The Capital’s snows will melt long before the pundits have ceased argument over climate change, and droughts will return. And the media will continue to describe, detail and diagram the view from opposite banks of a threatened river. You can’t claim the ratings on cable news if you don’t have political strategists (this is a job title Headhunters has?)  shouting at eachother. Even the PBS Newshour needs Mark Shields to talk off what David Brooks just said so that the problem addressed becomes no more than the can to be kicked down the road. The government fails to act and members of the press give cover with diatribes against eachother. They solve nothing.
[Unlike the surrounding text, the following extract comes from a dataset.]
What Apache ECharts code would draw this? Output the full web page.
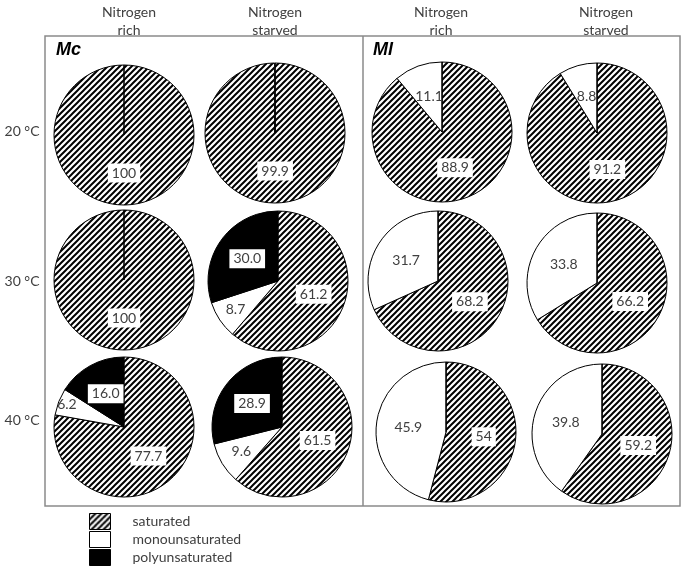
<!DOCTYPE html>
<html>
<head>
<meta charset="utf-8">
<script src="https://cdn.jsdelivr.net/npm/echarts@6/dist/echarts.min.js"></script>
<style>
html,body{margin:0;padding:0;background:#fff;}
#chart{width:685px;height:566px;}
</style>
</head>
<body>
<div id="chart"></div>
<script>
// ---- data ----
const categories = ['saturated', 'monounsaturated', 'polyunsaturated'];
const colHeaders = ['Nitrogen\nrich', 'Nitrogen\nstarved', 'Nitrogen\nrich', 'Nitrogen\nstarved'];
const rowLabels = ['20 °C', '30 °C', '40 °C'];
const panelLabels = ['Mc', 'Ml'];
// pies in row-major order: [Mc rich, Mc starved, Ml rich, Ml starved] for 20, 30, 40 °C
const saturated       = [100, 99.9, 88.9, 91.2, 100, 61.2, 68.2, 66.2, 77.7, 61.5, 54, 59.2];
const monounsaturated = [0, 0.1, 11.1, 8.8, 0, 8.7, 31.7, 33.8, 6.2, 9.6, 45.9, 39.8];
const polyunsaturated = [0, 0, 0, 0, 0, 30.0, 0, 0, 16.0, 28.9, 0, 0];
const saturatedLabels = ['100', '99.9', '88.9', '91.2', '100', '61.2', '68.2', '66.2', '77.7', '61.5', '54', '59.2'];
const monoLabels      = ['', '', '11.1', '8.8', '', '8.7', '31.7', '33.8', '6.2', '9.6', '45.9', '39.8'];
const polyLabels      = ['', '', '', '', '', '30.0', '', '', '16.0', '28.9', '', ''];

// ---- layout ----
const pieCenters = [
  [[124, 135], [275, 133], [442, 132], [597, 133]],
  [[124, 280], [278, 281], [438, 281], [597, 283]],
  [[124, 427], [282, 427], [446, 432], [602, 434]]
];
const headerX = [129, 275, 441, 606];
const rowLabelY = [131, 281, 420];
const FONT = 'Lato, "Noto Sans", sans-serif';
const TXT = '#404040';

function makeHatch() {
  const s = 6;
  const c = document.createElement('canvas');
  c.width = s; c.height = s;
  const ctx = c.getContext('2d');
  ctx.fillStyle = '#fff';
  ctx.fillRect(0, 0, s, s);
  ctx.strokeStyle = '#000';
  ctx.lineWidth = 2;
  ctx.beginPath();
  ctx.moveTo(0, s); ctx.lineTo(s, 0);
  ctx.moveTo(-s / 2, s / 2); ctx.lineTo(s / 2, -s / 2);
  ctx.moveTo(s / 2, 3 * s / 2); ctx.lineTo(3 * s / 2, s / 2);
  ctx.stroke();
  return c;
}
const hatch = { image: makeHatch(), repeat: 'repeat' };
const fills = [hatch, '#ffffff', '#000000'];
const boxedLabel = { backgroundColor: '#fff', padding: [3, 4, 2, 4] };

const series = [];
for (let i = 0; i < saturated.length; i++) {
  const r = Math.floor(i / 4), c = i % 4;
  const vals = [saturated[i], monounsaturated[i], polyunsaturated[i]];
  const labs = [saturatedLabels[i], monoLabels[i], polyLabels[i]];
  const total = vals[0] + vals[1] + vals[2];
  let acc = 0;
  const data = categories.map((name, k) => {
    const pct = vals[k] / total * 100;
    const mid = (acc + pct / 2) / 100 * 2 * Math.PI; // clockwise from 12 o'clock
    acc += pct;
    const label = Object.assign({ show: labs[k] !== '', formatter: labs[k] }, k === 1 ? {} : boxedLabel);
    // in three-part pies, the thin monounsaturated label sits further out (best-fit placement)
    if (k === 1 && vals[2] > 0 && pct < 12) {
      const push = (12 - pct) * 4;
      label.offset = [Math.sin(mid) * push, -Math.cos(mid) * push];
    }
    const itemStyle = { color: fills[k] };
    if (pct < 1) itemStyle.borderWidth = 0.6; // empty / hairline slices: thin radial edge
    return { name: name, value: vals[k], itemStyle: itemStyle, label: label };
  });
  series.push({
    type: 'pie',
    center: pieCenters[r][c],
    radius: 70,
    startAngle: 90,
    clockwise: true,
    avoidLabelOverlap: false,
    silent: true,
    itemStyle: { borderColor: '#000', borderWidth: 1 },
    label: {
      position: 'inside',
      fontFamily: FONT,
      fontSize: 14,
      color: TXT
    },
    labelLine: { show: false },
    emphasis: { disabled: true },
    data: data
  });
}

const graphics = [
  { type: 'rect', shape: { x: 45, y: 36, width: 635, height: 470 },
    style: { fill: 'none', stroke: '#8a8a8a', lineWidth: 1.5 } },
  { type: 'line', shape: { x1: 363, y1: 36, x2: 363, y2: 506 },
    style: { stroke: '#8a8a8a', lineWidth: 1.5 } }
];
colHeaders.forEach((t, i) => graphics.push({
  type: 'text', x: headerX[i], y: 3,
  style: { text: t, fill: TXT, font: '14px ' + FONT, align: 'center', verticalAlign: 'top', lineHeight: 18 }
}));
rowLabels.forEach((t, i) => graphics.push({
  type: 'text', x: 22, y: rowLabelY[i],
  style: { text: t, fill: TXT, font: '14px ' + FONT, align: 'center', verticalAlign: 'middle' }
}));
[56, 373].forEach((x, i) => graphics.push({
  type: 'text', x: x, y: 50,
  style: { text: panelLabels[i], fill: '#000', font: 'italic bold 18px "Liberation Sans", Arial, sans-serif', align: 'left', verticalAlign: 'middle' }
}));

const chart = echarts.init(document.getElementById('chart'), null, { renderer: 'canvas' });
chart.setOption({
  animation: false,
  backgroundColor: '#fff',
  legend: {
    orient: 'vertical',
    left: 89,
    top: 513,
    height: 60,
    padding: 0,
    icon: 'rect',
    itemWidth: 21,
    itemHeight: 16,
    itemGap: 1,
    selectedMode: false,
    data: categories,
    itemStyle: { borderColor: '#000', borderWidth: 1 },
    textStyle: { fontFamily: FONT, fontSize: 14, color: TXT, padding: [0, 0, 0, 17] }
  },
  graphic: graphics,
  series: series
});
</script>
</body>
</html>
After lessons from my high tech son-in-law, I tweeted that what the world needs now is a benevolent dictator, chosen by the United Nations. Our uncontrolled numbers are spilling over borders anyway, so why do we need nation-states? Shame on me: I just fetched another topic for argument. If I were an entity that mattered to Ezra, he would be right up front with his powerful prose, too soon diluted by Mr. Brooks. This country did invade Iraq in 2003. And the man who delivered the State of the Union was reelected in 2004, even though we knew the WMD thing wasn’t going to crystallize and the war was being enveloped in a fog deserts don’t know. I think some lips on some journalists were starting to quiver, but they pretty much held fast, probably because of 9/11. (Dear Jon Stewart, Maybe that’s why nothing has been built on Ground Zero.) Like I said, it was 2007 when Moyers did his report, and that same year Frontline edged in with a 4-hour study on the failure of the press. Editors’ confessions on screen: it’s better than civil service adulterers. But instead of feeling the pinch and correcting her posture, the press jumped on the pendulum,  and swung to the other extreme. The new instructions were question everything, as if Creationism isn’t enough of a struggle for a rational mind.
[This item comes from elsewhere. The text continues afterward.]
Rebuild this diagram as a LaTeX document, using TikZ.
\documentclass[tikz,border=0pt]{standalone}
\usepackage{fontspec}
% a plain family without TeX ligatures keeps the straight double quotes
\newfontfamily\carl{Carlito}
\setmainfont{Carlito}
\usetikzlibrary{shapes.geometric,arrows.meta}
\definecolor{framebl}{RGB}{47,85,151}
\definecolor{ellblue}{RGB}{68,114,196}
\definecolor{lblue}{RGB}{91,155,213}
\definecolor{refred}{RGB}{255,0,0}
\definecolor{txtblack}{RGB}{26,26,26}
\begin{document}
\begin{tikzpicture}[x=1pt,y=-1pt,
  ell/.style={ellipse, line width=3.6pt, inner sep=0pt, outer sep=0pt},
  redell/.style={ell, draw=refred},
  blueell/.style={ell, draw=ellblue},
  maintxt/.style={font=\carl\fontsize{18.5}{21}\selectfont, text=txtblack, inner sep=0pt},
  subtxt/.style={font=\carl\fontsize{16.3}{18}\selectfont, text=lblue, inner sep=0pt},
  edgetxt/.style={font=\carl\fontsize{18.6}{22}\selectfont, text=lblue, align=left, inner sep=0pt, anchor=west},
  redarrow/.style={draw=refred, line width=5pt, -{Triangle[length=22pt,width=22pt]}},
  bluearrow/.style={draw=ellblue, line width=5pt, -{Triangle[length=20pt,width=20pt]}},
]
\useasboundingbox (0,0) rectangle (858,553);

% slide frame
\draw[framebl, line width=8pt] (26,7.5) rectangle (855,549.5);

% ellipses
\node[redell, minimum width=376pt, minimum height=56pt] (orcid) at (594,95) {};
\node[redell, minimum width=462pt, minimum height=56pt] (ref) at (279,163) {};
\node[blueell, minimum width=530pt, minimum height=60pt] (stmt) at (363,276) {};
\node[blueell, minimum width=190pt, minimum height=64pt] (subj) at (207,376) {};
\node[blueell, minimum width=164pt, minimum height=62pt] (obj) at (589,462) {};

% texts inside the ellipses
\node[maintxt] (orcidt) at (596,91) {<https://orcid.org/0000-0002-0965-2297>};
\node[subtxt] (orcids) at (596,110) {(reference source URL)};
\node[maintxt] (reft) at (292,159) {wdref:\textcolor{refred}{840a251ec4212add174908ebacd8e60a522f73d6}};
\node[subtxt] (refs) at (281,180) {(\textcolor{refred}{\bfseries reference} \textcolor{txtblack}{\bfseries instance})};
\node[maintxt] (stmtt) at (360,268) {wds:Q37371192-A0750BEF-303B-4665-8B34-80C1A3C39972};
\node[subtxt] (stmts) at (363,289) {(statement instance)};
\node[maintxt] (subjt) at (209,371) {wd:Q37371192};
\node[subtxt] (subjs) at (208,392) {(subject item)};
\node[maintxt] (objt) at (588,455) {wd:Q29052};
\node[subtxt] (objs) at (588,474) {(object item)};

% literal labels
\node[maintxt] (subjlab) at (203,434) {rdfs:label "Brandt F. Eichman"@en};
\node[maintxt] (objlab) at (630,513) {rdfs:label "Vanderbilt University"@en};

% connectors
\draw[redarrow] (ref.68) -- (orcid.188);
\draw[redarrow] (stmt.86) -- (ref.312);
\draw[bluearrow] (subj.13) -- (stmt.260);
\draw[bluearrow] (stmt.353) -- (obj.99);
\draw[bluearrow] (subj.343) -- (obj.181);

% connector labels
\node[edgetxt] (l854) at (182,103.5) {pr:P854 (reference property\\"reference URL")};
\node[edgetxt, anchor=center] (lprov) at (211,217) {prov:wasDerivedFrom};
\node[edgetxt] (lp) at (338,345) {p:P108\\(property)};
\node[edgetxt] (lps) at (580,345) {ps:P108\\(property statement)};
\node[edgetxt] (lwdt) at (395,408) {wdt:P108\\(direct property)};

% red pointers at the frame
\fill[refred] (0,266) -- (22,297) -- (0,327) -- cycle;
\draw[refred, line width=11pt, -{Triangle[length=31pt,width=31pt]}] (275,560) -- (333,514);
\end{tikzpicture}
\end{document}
The press, at least in America as I have been taught, is supposed to be a check on government. When my mother was alive and active in the public concern, it was. My memory of Watergate and her enthusiasm seems like an old wet dream (which I can revisit now thanks to Wildwood Enterprises). Two guys got an inkling mixed with small but nagging facts, jealous competitors scurried to their sources, and a crime was revealed and ended.  Revealed and ended. Unfortunately what I also know is that Bob Woodward and Carl Bernstein would today throw this post in the trash because it suggests the abandonment of the dialectic when what I want Woodward and Bernstein to see is that the dialectic was sacrificed long ago. The dialectic, by definition, struggles until it finds the truth.  All the press wants now is any props that will sustain the doubt.

Probably a safe bet that the West Wing is not as well informed as I am on the raging partisanship defining Washington. Poor slobs, trying to instigate crucial legislation when David Gregory just confirmed, “So, Senator, you’re saying that the votes just aren’t there for this.”  And here’s a personal favorite: a poll plops on the screen showing that a majority of the American people support the inclusion of a public option in a health care bill, break for commercial, return and the viewer finds himself counting the microphones that half-moon Senator Mitch McConnell as he reiterates the Republican opposition to any health care legislation because the people don’t want it. Confused? That’s the goal. Fair and balanced is a neutering machine. And the latest intelligent offerings of young men like Ezra Klein are on the chopping block of “the political roundtable”  as you read this.